What to do >>
Read the listing below and copy out every line that holds "with".

A run of records
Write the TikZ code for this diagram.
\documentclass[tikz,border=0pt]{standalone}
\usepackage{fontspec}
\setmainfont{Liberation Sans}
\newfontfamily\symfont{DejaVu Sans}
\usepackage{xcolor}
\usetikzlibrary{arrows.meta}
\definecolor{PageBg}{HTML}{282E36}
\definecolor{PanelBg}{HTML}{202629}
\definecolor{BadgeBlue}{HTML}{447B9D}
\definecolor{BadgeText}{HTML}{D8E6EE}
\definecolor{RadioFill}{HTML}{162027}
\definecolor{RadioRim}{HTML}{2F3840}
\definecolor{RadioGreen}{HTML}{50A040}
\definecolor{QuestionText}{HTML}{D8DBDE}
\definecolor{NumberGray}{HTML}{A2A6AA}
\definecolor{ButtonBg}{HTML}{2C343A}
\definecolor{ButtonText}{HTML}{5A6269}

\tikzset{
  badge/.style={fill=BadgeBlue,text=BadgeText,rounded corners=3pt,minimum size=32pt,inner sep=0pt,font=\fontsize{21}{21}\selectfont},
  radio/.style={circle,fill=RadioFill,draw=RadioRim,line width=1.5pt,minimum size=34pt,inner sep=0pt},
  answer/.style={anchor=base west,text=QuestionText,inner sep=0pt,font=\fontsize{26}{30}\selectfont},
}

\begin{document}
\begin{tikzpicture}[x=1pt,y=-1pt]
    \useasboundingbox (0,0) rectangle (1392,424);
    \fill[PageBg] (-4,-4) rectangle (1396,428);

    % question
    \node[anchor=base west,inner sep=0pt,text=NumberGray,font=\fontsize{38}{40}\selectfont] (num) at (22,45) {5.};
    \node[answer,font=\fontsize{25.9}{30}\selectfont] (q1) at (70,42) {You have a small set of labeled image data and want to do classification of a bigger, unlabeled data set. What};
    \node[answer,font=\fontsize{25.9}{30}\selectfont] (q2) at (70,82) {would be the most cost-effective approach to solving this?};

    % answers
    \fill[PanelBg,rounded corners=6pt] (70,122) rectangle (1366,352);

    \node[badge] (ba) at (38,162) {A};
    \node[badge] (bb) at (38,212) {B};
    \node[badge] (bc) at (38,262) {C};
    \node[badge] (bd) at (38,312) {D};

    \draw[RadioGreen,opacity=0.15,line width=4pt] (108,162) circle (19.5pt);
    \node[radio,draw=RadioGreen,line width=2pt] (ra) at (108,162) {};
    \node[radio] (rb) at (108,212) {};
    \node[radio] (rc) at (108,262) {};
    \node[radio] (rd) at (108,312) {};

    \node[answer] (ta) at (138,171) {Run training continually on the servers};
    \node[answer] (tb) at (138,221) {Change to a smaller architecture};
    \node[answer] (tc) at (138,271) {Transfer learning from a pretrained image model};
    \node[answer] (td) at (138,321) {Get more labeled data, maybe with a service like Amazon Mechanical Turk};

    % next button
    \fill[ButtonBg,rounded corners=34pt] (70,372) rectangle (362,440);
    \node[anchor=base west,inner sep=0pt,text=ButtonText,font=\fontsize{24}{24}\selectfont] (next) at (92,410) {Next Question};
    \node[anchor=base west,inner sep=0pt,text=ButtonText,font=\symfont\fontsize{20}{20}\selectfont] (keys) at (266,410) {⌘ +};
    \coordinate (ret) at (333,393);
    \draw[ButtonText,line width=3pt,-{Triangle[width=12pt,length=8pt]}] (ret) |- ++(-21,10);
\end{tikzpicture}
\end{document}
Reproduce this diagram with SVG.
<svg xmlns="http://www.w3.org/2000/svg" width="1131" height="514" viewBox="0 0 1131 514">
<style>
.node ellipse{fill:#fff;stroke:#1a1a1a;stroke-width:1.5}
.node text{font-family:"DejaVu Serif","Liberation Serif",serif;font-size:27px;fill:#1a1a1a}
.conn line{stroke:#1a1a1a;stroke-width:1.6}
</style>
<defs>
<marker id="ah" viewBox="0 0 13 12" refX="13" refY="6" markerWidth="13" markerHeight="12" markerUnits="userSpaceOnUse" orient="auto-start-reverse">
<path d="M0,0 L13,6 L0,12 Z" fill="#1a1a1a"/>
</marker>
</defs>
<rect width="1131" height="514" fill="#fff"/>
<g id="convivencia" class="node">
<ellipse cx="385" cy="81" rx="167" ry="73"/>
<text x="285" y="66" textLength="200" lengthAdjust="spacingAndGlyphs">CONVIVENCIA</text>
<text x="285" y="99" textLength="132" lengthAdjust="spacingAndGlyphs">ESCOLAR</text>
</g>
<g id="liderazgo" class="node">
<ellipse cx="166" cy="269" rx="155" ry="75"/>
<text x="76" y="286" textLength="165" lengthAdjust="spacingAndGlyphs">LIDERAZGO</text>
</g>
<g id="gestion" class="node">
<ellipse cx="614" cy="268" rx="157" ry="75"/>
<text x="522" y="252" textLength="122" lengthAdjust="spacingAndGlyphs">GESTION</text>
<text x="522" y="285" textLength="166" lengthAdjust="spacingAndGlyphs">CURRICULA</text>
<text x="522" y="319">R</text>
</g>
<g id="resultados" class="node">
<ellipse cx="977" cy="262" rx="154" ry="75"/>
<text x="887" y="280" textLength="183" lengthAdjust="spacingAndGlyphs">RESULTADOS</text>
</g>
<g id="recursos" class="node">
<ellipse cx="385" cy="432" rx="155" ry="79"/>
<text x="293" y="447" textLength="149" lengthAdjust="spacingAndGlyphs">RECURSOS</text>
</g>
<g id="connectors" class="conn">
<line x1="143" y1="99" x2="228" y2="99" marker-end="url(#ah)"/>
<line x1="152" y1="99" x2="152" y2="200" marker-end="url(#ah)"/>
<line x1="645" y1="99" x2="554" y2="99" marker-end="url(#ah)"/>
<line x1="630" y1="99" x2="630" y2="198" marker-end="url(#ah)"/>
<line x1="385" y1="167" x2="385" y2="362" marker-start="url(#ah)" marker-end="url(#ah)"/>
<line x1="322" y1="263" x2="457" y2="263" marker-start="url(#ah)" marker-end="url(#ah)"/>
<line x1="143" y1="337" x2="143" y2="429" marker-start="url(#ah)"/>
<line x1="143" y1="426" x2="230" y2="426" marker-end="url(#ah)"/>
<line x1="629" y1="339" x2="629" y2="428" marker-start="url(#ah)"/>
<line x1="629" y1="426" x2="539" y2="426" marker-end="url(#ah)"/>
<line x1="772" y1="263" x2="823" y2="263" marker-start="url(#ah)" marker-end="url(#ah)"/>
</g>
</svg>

Result of the exercise >>
    \node[answer] (td) at (138,321) {Get more labeled data, maybe with a service like Amazon Mechanical Turk};
Reproduce this diagram with SVG.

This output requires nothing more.